Lowder Callaway (1755 – 1834)
Lowder Callaway is my 5th great grandfather on my father’s side, born in 1755 and died on July 7, 1834. He had eight children. His oldest boys, Lowder and Nathan, left Delaware for Ohio between 1815 and 1820. The other six remained in Sussex County. He had one more son, Stephen, and five daughters: Polly, Betsy, Sally, Peggy (who married Thomas Thompson) and Ann (who married Obediah Clifton, my 4th great grandfather).
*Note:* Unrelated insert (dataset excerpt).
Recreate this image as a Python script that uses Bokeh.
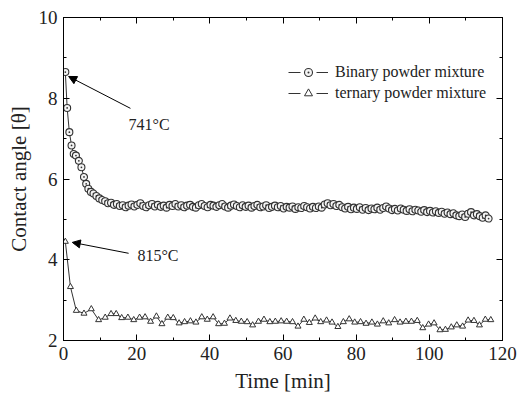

He lived in Broad Creek Hundred, Sussex County, Delaware and farmed in the Laurel-Seaford area. One document I discovered had him receiving correspondence in Concord, Delaware. Concord, just east of Seaford, Delaware, is an unincorporated area today. In the 1868 Beers Atlas of Delaware, however, it was significant enough to warrant its own map insert and business directory. There are several Callaways to be found on the 1868 Beers Map in the Laurel area.
The 1st Delaware Regiment
Lowder Callaway was a private in the Revolutionary war from August 1780 until after the end of the war in May 1783. He served first in Captain Peter Jaquett’s Company with Colonel David Hall’s 1st Delaware Regiment and then with Colonel Henry Neill’s 2nd Delaware Regiment (Militia). Joining the military in 1780, Lowder would have missed some of the more famous battles involving the 1st Delaware Regiment, such as the Battle at Cooch’s Bridge and the Battle of the Brandywine, although he likely would have been at the Siege of Yorktown, Virginia.
Although it has gone through numerous changes and reorganizations over the years, David Hall’s Regiment still exists today as the 198th Signal Battalion in the Delaware Army National Guard, also known as the First Delaware. There is a website devoted to the 1st Delaware Regiment, which is where I found the history of this regiment. Delaware’s State Bird, the Blue Hen, as well as the “Blue Hen” nickname, originated with Captain Caldwell’s Company of the regiment. The Blue Hen was used in cock fighting by Caldwell’s Company and became famous for its fighting ability. Like the bird, Caldwell’s troops were know for their fighting prowess.
Revolutionary War Pension Records
Most of what I know about Lowder comes from his Revolutionary War Service and Pension Records housed at the National Archives and available at Fold3, a website dedicated to providing access to US Military Records. Lowder applied for a pension under the Revolutionary War Pension Act of 1818. Prior to this, you needed to be an officer or to be designated as an invalid due to war injuries in order to receive a pension. Starting March 1818, pensions became available to anyone who served in the Revolutionary War until it ended, or served for at least 9 months and was in “need of assistance”. Basically, if you had served and could prove you were poor, you could receive a pension.
In his pension application of 1828, Lowder wrote that he had no property:
… except bed, bedding and a few chairs. I have no particular occupation but work at such occupations as the kindness of charity of my neighbors affords whenever my health, which is very infirm, permits me to labour. My health does not enable me to work half my time, and at great risk and with much suffering when I do work. I have a wife living with me about sixty five years old and a grand child thirteen years old. The health of my wife is very infirm, and the child too young to contribute to its own support.
He was awarded a pension of $8 per month (officers receive twice that amount), paid from November 25, 1828 until his death on July 7, 1834.
How am I related?
I came upon Lowder’s records quite by chance. I was searching Fold 3 for revolutionary ware records for one of my Clifton ancestors when I found a reference to my 4th great grandfather Obediah Clifton (1783-1852). At Lowder’s death, he was owed $26.63 in back pension (about $720 dollars today), and his children applied to have the arrears paid to them. The petition to received these funds identified each of the children, including “Ann [Callaway) who intermarried with Obed Clifton”. From a death record for one of Obediah’s children, I knew his wife was named Ann. Like Lowder, Obediah lived in Broad Creek Hundred his whole life and is the only Obediah Clifton found in the Sussex County census and tax records from 1810 until his death in 1852. With this one record, I found the maiden name of my 4th great grandmother, the identify of my 5th great grandfather, and an ancestor who fought in the Revolutionary War!